__GIVEN INSTRUCTION__:
Do not repeat pictures. Repeat exactly the lines of the listing below from its first line through the line with "const prodPC_outliers = [0.854, 0.381, 0.365, 0.341, 0.316];".

__RECORDS SUPPLIED__:
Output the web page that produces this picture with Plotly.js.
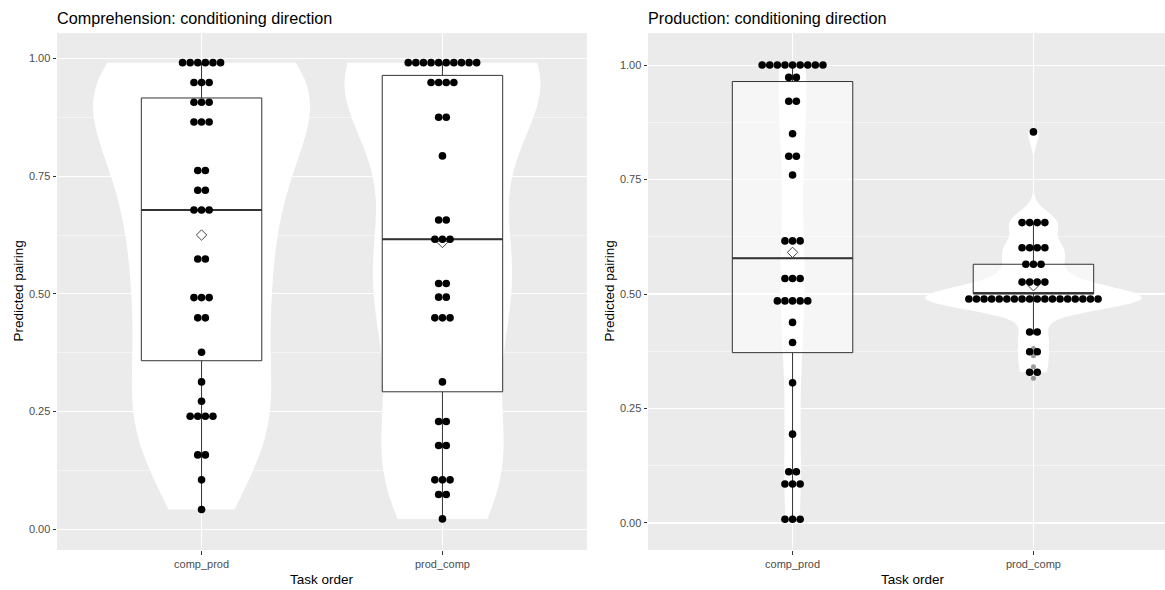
<!DOCTYPE html>
<html><head><meta charset="utf-8">
<script src="https://cdn.plot.ly/plotly-3.0.1.min.js"></script>
<style>html,body{margin:0;padding:0;background:#fff}</style>
</head><body><div id="chart" style="width:1165px;height:590px"></div>
<script>
// ---------------- data ----------------
const categories = ['comp_prod', 'prod_comp'];
const panelTitles = ['Comprehension: conditioning direction', 'Production: conditioning direction'];
const xTitle = 'Task order';
const yTitle = 'Predicted pairing';
const yTickVals = [0, 0.25, 0.5, 0.75, 1];

// Comprehension panel: dot-plot bins (value, count)
const compCP_vals   = [0.991, 0.949, 0.907, 0.865, 0.762, 0.720, 0.678, 0.574, 0.492, 0.449, 0.376, 0.313, 0.272, 0.240, 0.158, 0.105, 0.042];
const compCP_counts = [6, 3, 3, 3, 2, 2, 3, 2, 3, 2, 1, 1, 1, 4, 2, 1, 1];
const compPC_vals   = [0.991, 0.949, 0.875, 0.793, 0.657, 0.616, 0.522, 0.493, 0.449, 0.313, 0.229, 0.178, 0.105, 0.074, 0.022];
const compPC_counts = [10, 4, 2, 1, 2, 3, 2, 2, 3, 1, 2, 2, 3, 2, 1];

// Production panel: dot-plot bins (value, count)
const prodCP_vals   = [1.000, 0.973, 0.921, 0.850, 0.801, 0.760, 0.616, 0.534, 0.485, 0.438, 0.394, 0.306, 0.194, 0.112, 0.085, 0.008];
const prodCP_counts = [9, 2, 2, 1, 2, 1, 3, 3, 5, 1, 1, 1, 1, 2, 3, 3];
const prodPC_vals   = [0.854, 0.656, 0.601, 0.565, 0.526, 0.489, 0.417, 0.374, 0.329];
const prodPC_counts = [1, 4, 4, 3, 4, 18, 2, 2, 2];
const prodPC_outliers = [0.854, 0.381, 0.365, 0.341, 0.316];

// Box statistics per category [comp_prod, prod_comp]
const compLower  = [0.042, 0.022];
const compQ1     = [0.358, 0.292];
const compMedian = [0.678, 0.616];
const compQ3     = [0.916, 0.964];
const compUpper  = [0.991, 0.991];
const compMeans  = [0.625, 0.609];

const prodLower  = [0.008, 0.412];
const prodQ1     = [0.372, 0.501];
const prodMedian = [0.578, 0.501];
const prodQ3     = [0.964, 0.565];
const prodUpper  = [1.000, 0.656];
const prodMeans  = [0.591, 0.518];

// ---------------- layout geometry (pixels) ----------------
const W = 1165, H = 590;
const FONT = 'Liberation Sans, Arial, sans-serif';
const panels = [
  {x0: 57,  x1: 587,  suffix: 'x',  ysuffix: 'y',  ytitleX: 18},
  {x0: 648, x1: 1178, suffix: 'x2', ysuffix: 'y2', ytitleX: 609}
];
const PTOP = 33, PBOT = 550;
const yRanges = [[-0.044, 1.054], [-0.059, 1.070]];
const X_LO = -0.6, X_HI = 1.6;
const DOT_PX = 7.6;
const VIOLIN_MAX_WIDTH = 0.9;

function expand(vals, counts) {
  const out = [];
  vals.forEach((v, i) => { for (let k = 0; k < counts[i]; k++) out.push(v); });
  return out;
}
function quantile(sorted, p) {
  const h = (sorted.length - 1) * p, lo = Math.floor(h), hi = Math.ceil(h);
  return sorted[lo] + (h - lo) * (sorted[hi] - sorted[lo]);
}
function nrd0(arr) {
  const n = arr.length, m = arr.reduce((a, b) => a + b, 0) / n;
  const sd = Math.sqrt(arr.reduce((a, b) => a + (b - m) * (b - m), 0) / (n - 1));
  const s = arr.slice().sort((a, b) => a - b);
  const iqr = quantile(s, 0.75) - quantile(s, 0.25);
  let lo = Math.min(sd, iqr / 1.34);
  if (!(lo > 0)) lo = sd || 1;
  return 0.9 * lo * Math.pow(n, -0.2);
}
// peak of the gaussian KDE over the data span (used for area-scaled violin widths)
function kdePeak(arr, bw) {
  const mn = Math.min(...arr), mx = Math.max(...arr);
  const f = 1 / (arr.length * bw * Math.sqrt(2 * Math.PI));
  let peak = 0;
  for (let s = 0; s <= 600; s++) {
    const x = mn + (mx - mn) * s / 600;
    let sum = 0;
    for (const v of arr) { const u = (x - v) / bw; sum += Math.exp(-0.5 * u * u); }
    peak = Math.max(peak, f * sum);
  }
  return peak;
}

const panelData = [
  {groups: [[compCP_vals, compCP_counts], [compPC_vals, compPC_counts]],
   lower: compLower, q1: compQ1, median: compMedian, q3: compQ3, upper: compUpper, means: compMeans, outliers: [[], []]},
  {groups: [[prodCP_vals, prodCP_counts], [prodPC_vals, prodPC_counts]],
   lower: prodLower, q1: prodQ1, median: prodMedian, q3: prodQ3, upper: prodUpper, means: prodMeans, outliers: [[], prodPC_outliers]}
];

const traces = [];
panelData.forEach((pd, p) => {
  const P = panels[p];
  const xa = P.suffix, ya = P.ysuffix;
  const pxPerUnit = (P.x1 - P.x0) / (X_HI - X_LO);
  const spacing = DOT_PX / pxPerUnit;
  // violins (area-scaled within the panel)
  const raws = pd.groups.map(g => expand(g[0], g[1]));
  const bws = raws.map(nrd0);
  const peaks = raws.map((r, i) => kdePeak(r, bws[i]));
  const maxPeak = Math.max(...peaks);
  raws.forEach((raw, i) => {
    traces.push({type: 'violin', x0: i, y: raw, xaxis: xa, yaxis: ya,
      width: VIOLIN_MAX_WIDTH * peaks[i] / maxPeak,
      scalegroup: 'v' + p + '_' + i, scalemode: 'width', spanmode: 'hard', bandwidth: bws[i],
      fillcolor: '#FFFFFF', line: {color: '#FFFFFF', width: 0}, points: false,
      box: {visible: false}, meanline: {visible: false}, hoverinfo: 'skip', showlegend: false});
  });
  // boxes
  traces.push({type: 'box', x: [0, 1], xaxis: xa, yaxis: ya,
    q1: pd.q1, median: pd.median, q3: pd.q3, lowerfence: pd.lower, upperfence: pd.upper,
    width: 0.5, whiskerwidth: 0, boxpoints: false, fillcolor: 'rgba(255,255,255,0.55)',
    line: {color: '#333333', width: 1}, hoverinfo: 'skip', showlegend: false});
  // thick median lines
  [0, 1].forEach(i => {
    traces.push({type: 'scatter', mode: 'lines', xaxis: xa, yaxis: ya,
      x: [i - 0.25, i + 0.25], y: [pd.median[i], pd.median[i]],
      line: {color: '#333333', width: 2}, hoverinfo: 'skip', showlegend: false});
  });
  // outliers
  [0, 1].forEach(i => {
    if (!pd.outliers[i].length) return;
    traces.push({type: 'scatter', mode: 'markers', xaxis: xa, yaxis: ya,
      x: pd.outliers[i].map(() => i), y: pd.outliers[i],
      marker: {color: 'rgba(90,90,90,0.6)', size: 5}, hoverinfo: 'skip', showlegend: false});
  });
  // means
  traces.push({type: 'scatter', mode: 'markers', xaxis: xa, yaxis: ya, x: [0, 1], y: pd.means,
    marker: {symbol: 'diamond-open', size: 8, color: '#444444', line: {width: 1, color: '#444444'}},
    hoverinfo: 'skip', showlegend: false});
  // dots
  pd.groups.forEach((g, i) => {
    const xs = [], ys = [];
    g[0].forEach((v, k) => {
      const c = g[1][k];
      for (let j = 0; j < c; j++) { xs.push(i + (j - (c - 1) / 2) * spacing); ys.push(v); }
    });
    traces.push({type: 'scatter', mode: 'markers', xaxis: xa, yaxis: ya, x: xs, y: ys,
      marker: {color: '#000000', size: DOT_PX, line: {width: 0}}, hoverinfo: 'skip', showlegend: false});
  });
});

const yDom = [(H - PBOT) / H, (H - PTOP) / H];
function xAxis(p) {
  const P = panels[p];
  const pxPerUnit = (P.x1 - P.x0) / (X_HI - X_LO);
  const right = Math.min(P.x1, W);
  const hi = X_HI - (P.x1 - right) / pxPerUnit;
  return {domain: [P.x0 / W, right / W], range: [X_LO, hi], type: 'linear', anchor: p === 1 ? 'y2' : 'y',
    tickmode: 'array', tickvals: [0, 1], ticktext: categories,
    showgrid: true, gridcolor: '#FFFFFF', gridwidth: 1.1, zeroline: false, showline: false,
    ticks: 'outside', ticklen: 3.5, tickwidth: 1, tickcolor: '#333333',
    tickfont: {family: FONT, size: 11, color: '#4D4D4D'}, fixedrange: true, automargin: false};
}
function yAxis(p) {
  return {domain: yDom, range: yRanges[p], type: 'linear', anchor: p === 1 ? 'x2' : 'x',
    tickmode: 'array', tickvals: yTickVals, tickformat: '.2f',
    minor: {tickmode: 'linear', tick0: 0, dtick: 0.125, showgrid: true, gridcolor: '#FFFFFF', gridwidth: 0.5, ticks: ''},
    showgrid: true, gridcolor: '#FFFFFF', gridwidth: 1.1, zeroline: false, showline: false,
    ticks: 'outside', ticklen: 3.5, tickwidth: 1, tickcolor: '#333333',
    tickfont: {family: FONT, size: 11, color: '#4D4D4D'}, fixedrange: true, automargin: false};
}

const annotations = [];
panels.forEach((P, p) => {
  annotations.push({xref: 'paper', yref: 'paper', x: P.x0 / W, xshift: -2, y: (H - 18) / H, xanchor: 'left', yanchor: 'middle',
    text: panelTitles[p], showarrow: false, font: {family: FONT, size: 16.2, color: '#000000'}});
  annotations.push({xref: 'paper', yref: 'paper', x: (P.x0 + P.x1) / 2 / W, y: (H - 579) / H, xanchor: 'center', yanchor: 'middle',
    text: xTitle, showarrow: false, font: {family: FONT, size: 13.5, color: '#000000'}});
  annotations.push({xref: 'paper', yref: 'paper', x: P.ytitleX / W, y: (H - (PTOP + PBOT) / 2) / H, xanchor: 'center', yanchor: 'middle',
    text: yTitle, textangle: -90, showarrow: false, font: {family: FONT, size: 13.5, color: '#000000'}});
});

const layout = {
  width: W, height: H, margin: {l: 0, r: 0, t: 0, b: 0},
  paper_bgcolor: '#FFFFFF', plot_bgcolor: '#EBEBEB',
  showlegend: false, violinmode: 'overlay', boxmode: 'overlay',
  xaxis: xAxis(0), yaxis: yAxis(0), xaxis2: xAxis(1), yaxis2: yAxis(1),
  annotations: annotations, font: {family: FONT}
};

Plotly.newPlot('chart', traces, layout, {displayModeBar: false, staticPlot: true});
</script></body></html>
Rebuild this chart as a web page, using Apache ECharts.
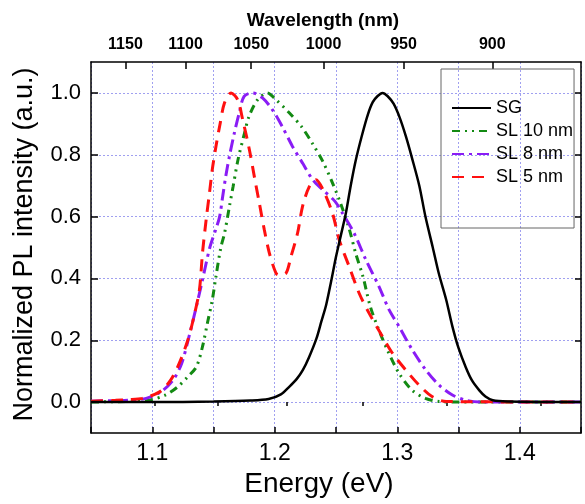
<!DOCTYPE html>
<html>
<head>
<meta charset="utf-8">
<script src="https://cdn.jsdelivr.net/npm/echarts@6/dist/echarts.min.js"></script>
<style>html,body{margin:0;padding:0;background:#fff}#c{width:585px;height:504px}</style>
</head>
<body>
<div id="c"></div>
<script>
// ---- data ----
var seriesNames = ['SG', 'SL 10 nm', 'SL 8 nm', 'SL 5 nm'];

var sgE = [1.05,1.10,1.15,1.18,1.195,1.205,1.212,1.218,1.223,1.228,1.234,1.238,1.242,1.246,1.250,1.254,1.258,1.262,1.266,1.271,1.276,1.280,1.284,1.288,1.292,1.297,1.302,1.307,1.312,1.318,1.323,1.329,1.334,1.340,1.345,1.350,1.356,1.361,1.367,1.372,1.378,1.39,1.45];
var sgI = [0.0,0.0,0.002,0.005,0.01,0.025,0.05,0.075,0.104,0.145,0.205,0.26,0.315,0.39,0.47,0.54,0.61,0.70,0.78,0.86,0.93,0.97,0.99,1.0,0.99,0.965,0.92,0.86,0.79,0.70,0.60,0.50,0.415,0.33,0.245,0.175,0.112,0.07,0.038,0.018,0.006,0.002,0.0];

var sl10E = [1.05,1.08,1.09,1.098,1.111,1.121,1.129,1.136,1.141,1.145,1.149,1.152,1.156,1.159,1.163,1.166,1.170,1.175,1.179,1.186,1.194,1.201,1.212,1.222,1.231,1.239,1.247,1.254,1.261,1.266,1.272,1.278,1.285,1.292,1.3015,1.312,1.323,1.334,1.35,1.45];
var sl10I = [0.0,0.002,0.003,0.006,0.023,0.05,0.082,0.114,0.179,0.255,0.33,0.406,0.50,0.546,0.633,0.697,0.784,0.865,0.924,0.978,1.0,0.978,0.935,0.89,0.835,0.78,0.71,0.64,0.557,0.482,0.406,0.309,0.233,0.168,0.093,0.039,0.012,0.002,0.0,0.0];

var sl8E = [1.05,1.07,1.08,1.095,1.107,1.117,1.124,1.130,1.136,1.141,1.147,1.152,1.155,1.1575,1.160,1.163,1.167,1.171,1.175,1.182,1.190,1.198,1.206,1.2145,1.2227,1.231,1.239,1.249,1.2553,1.2648,1.2744,1.2852,1.2934,1.3015,1.3124,1.3233,1.3341,1.345,1.356,1.37,1.45];
var sl8I = [0.003,0.005,0.006,0.012,0.033,0.071,0.125,0.212,0.309,0.395,0.50,0.56,0.60,0.665,0.73,0.795,0.87,0.935,0.989,1.0,0.984,0.946,0.892,0.827,0.773,0.719,0.687,0.65,0.611,0.546,0.46,0.373,0.298,0.244,0.168,0.104,0.055,0.023,0.006,0.0,0.0];

var sl5E = [1.05,1.07,1.08,1.092,1.106,1.115,1.122,1.129,1.134,1.1385,1.141,1.144,1.1467,1.149,1.152,1.155,1.159,1.1643,1.1697,1.1738,1.1793,1.1833,1.1874,1.1915,1.1956,1.201,1.2037,1.2092,1.2132,1.2186,1.2227,1.2282,1.2336,1.239,1.2471,1.2526,1.2608,1.2689,1.2771,1.2879,1.2961,1.3069,1.3178,1.3287,1.34,1.45];
var sl5I = [0.003,0.006,0.008,0.012,0.033,0.071,0.125,0.2,0.276,0.363,0.482,0.59,0.676,0.752,0.827,0.892,0.968,1.0,0.978,0.914,0.816,0.73,0.644,0.557,0.482,0.417,0.411,0.417,0.47,0.546,0.633,0.697,0.719,0.69,0.611,0.525,0.438,0.352,0.287,0.212,0.158,0.104,0.055,0.017,0.002,0.0];

var energyLabels = [1.1, 1.2, 1.3, 1.4];
var intensityLabels = [0.0, 0.2, 0.4, 0.6, 0.8, 1.0];
var wavelengthLabels = [1150, 1100, 1050, 1000, 950, 900];
var wavelengthMinorTicks = [1125, 1075, 1025, 975, 925, 875];

// ---- helpers ----
var HC = 1239.84; // eV*nm
function toE(l) { return HC / l; }
function zip(a, b) { return a.map(function (v, i) { return [v, b[i]]; }); }

var FONT = 'Liberation Sans, Arial, sans-serif';
var gridLine = { show: true, lineStyle: { color: '#a0a0f0', width: 1, type: [2, 2] } };
var frame = { show: true, onZero: false, lineStyle: { color: '#000', width: 1.5 } };

var chart = echarts.init(document.getElementById('c'), null, { renderer: 'canvas' });
chart.setOption({
  animation: false,
  backgroundColor: '#fff',
  grid: { left: 91, top: 62, right: 4, bottom: 71, containLabel: false },
  legend: {
    orient: 'vertical',
    left: 441, top: 69,
    padding: [30, 1, 42, 10],
    itemWidth: 39, itemHeight: 14, itemGap: 5,
    borderColor: '#666', borderWidth: 1,
    itemStyle: { opacity: 0 },
    textStyle: { fontFamily: FONT, fontSize: 18, color: '#000', lineHeight: 18 },
    data: seriesNames
  },
  xAxis: [
    {
      type: 'value', position: 'bottom', min: 1.05, max: 1.45, interval: 0.05,
      axisLine: frame,
      axisTick: { show: true, inside: true, length: 6, lineStyle: { color: '#000', width: 1.5 } },
      axisLabel: { customValues: energyLabels, formatter: function (v) { return v.toFixed(1); },
                   fontFamily: FONT, fontSize: 23, color: '#000', margin: 9 },
      splitLine: gridLine,
      name: 'Energy (eV)', nameLocation: 'middle', nameGap: 28,
      nameTextStyle: { fontFamily: FONT, fontSize: 28, color: '#000', padding: [0, 34, 0, 0] }
    },
    {
      type: 'value', position: 'top', min: 1.05, max: 1.45,
      axisLine: frame,
      axisTick: { show: true, inside: true, length: 7, customValues: wavelengthLabels.map(toE),
                  lineStyle: { color: '#000', width: 1.5 } },
      axisLabel: { customValues: wavelengthLabels.map(toE),
                   formatter: function (v) { return String(Math.round(HC / v)); },
                   fontFamily: FONT, fontSize: 16, fontWeight: 'bold', color: '#000', margin: 9 },
      splitLine: { show: false },
      name: 'Wavelength (nm)', nameLocation: 'middle', nameGap: 32,
      nameTextStyle: { fontFamily: FONT, fontSize: 19, fontWeight: 'bold', color: '#000', padding: [0, 26, 0, 0] }
    },
    {
      type: 'value', position: 'top', min: 1.05, max: 1.45,
      axisLine: { show: false },
      axisTick: { show: true, inside: true, length: 4, customValues: wavelengthMinorTicks.map(toE),
                  lineStyle: { color: '#000', width: 1.5 } },
      axisLabel: { show: false },
      splitLine: { show: false }
    }
  ],
  yAxis: [
    {
      type: 'value', position: 'left', min: -0.1, max: 1.1, interval: 0.1,
      axisLine: frame,
      axisTick: { show: true, inside: true, length: 7, customValues: intensityLabels,
                  lineStyle: { color: '#000', width: 1.5 } },
      axisLabel: { customValues: intensityLabels, formatter: function (v) { return v.toFixed(1); },
                   fontFamily: FONT, fontSize: 22, color: '#000', margin: 10 },
      splitLine: gridLine,
      name: 'Normalized PL intensity (a.u.)', nameLocation: 'middle', nameGap: 53,
      nameTextStyle: { fontFamily: FONT, fontSize: 27, color: '#000', padding: [0, 0, 0, 6] }
    },
    {
      type: 'value', position: 'right', min: -0.1, max: 1.1,
      axisLine: frame,
      axisTick: { show: true, inside: true, length: 6, customValues: intensityLabels,
                  lineStyle: { color: '#000', width: 1.5 } },
      axisLabel: { show: false },
      splitLine: { show: false }
    }
  ],
  series: [
    { name: 'SG', type: 'line', data: zip(sgE, sgI), showSymbol: false, symbol: 'none', smooth: 0.3, z: 5,
      lineStyle: { color: '#000000', width: 2.5, type: 'solid' }, itemStyle: { color: '#000000' } },
    { name: 'SL 10 nm', type: 'line', data: zip(sl10E, sl10I), showSymbol: false, symbol: 'none', smooth: 0.3, z: 4,
      lineStyle: { color: '#138a13', width: 3, type: [8, 5, 2, 5, 2, 5] }, itemStyle: { color: '#138a13' } },
    { name: 'SL 8 nm', type: 'line', data: zip(sl8E, sl8I), showSymbol: false, symbol: 'none', smooth: 0.3, z: 4,
      lineStyle: { color: '#8a1cf5', width: 3, type: [12, 5, 3, 5] }, itemStyle: { color: '#8a1cf5' } },
    { name: 'SL 5 nm', type: 'line', data: zip(sl5E, sl5I), showSymbol: false, symbol: 'none', smooth: 0.3, z: 4,
      lineStyle: { color: '#ff1010', width: 3, type: [12, 8] }, itemStyle: { color: '#ff1010' } }
  ]
});
</script>
</body>
</html>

__CORRECT OUTPUT__:
Output the web page that produces this picture with Plotly.js.
<!DOCTYPE html>
<html><head><meta charset="utf-8">
<script src="https://cdn.plot.ly/plotly-3.0.1.min.js"></script>
<style>html,body{margin:0;padding:0;background:#fff}</style>
</head><body><div id="chart" style="width:1165px;height:590px"></div>
<script>
// ---------------- data ----------------
const categories = ['comp_prod', 'prod_comp'];
const panelTitles = ['Comprehension: conditioning direction', 'Production: conditioning direction'];
const xTitle = 'Task order';
const yTitle = 'Predicted pairing';
const yTickVals = [0, 0.25, 0.5, 0.75, 1];

// Comprehension panel: dot-plot bins (value, count)
const compCP_vals   = [0.991, 0.949, 0.907, 0.865, 0.762, 0.720, 0.678, 0.574, 0.492, 0.449, 0.376, 0.313, 0.272, 0.240, 0.158, 0.105, 0.042];
const compCP_counts = [6, 3, 3, 3, 2, 2, 3, 2, 3, 2, 1, 1, 1, 4, 2, 1, 1];
const compPC_vals   = [0.991, 0.949, 0.875, 0.793, 0.657, 0.616, 0.522, 0.493, 0.449, 0.313, 0.229, 0.178, 0.105, 0.074, 0.022];
const compPC_counts = [10, 4, 2, 1, 2, 3, 2, 2, 3, 1, 2, 2, 3, 2, 1];

// Production panel: dot-plot bins (value, count)
const prodCP_vals   = [1.000, 0.973, 0.921, 0.850, 0.801, 0.760, 0.616, 0.534, 0.485, 0.438, 0.394, 0.306, 0.194, 0.112, 0.085, 0.008];
const prodCP_counts = [9, 2, 2, 1, 2, 1, 3, 3, 5, 1, 1, 1, 1, 2, 3, 3];
const prodPC_vals   = [0.854, 0.656, 0.601, 0.565, 0.526, 0.489, 0.417, 0.374, 0.329];
const prodPC_counts = [1, 4, 4, 3, 4, 18, 2, 2, 2];
const prodPC_outliers = [0.854, 0.381, 0.365, 0.341, 0.316];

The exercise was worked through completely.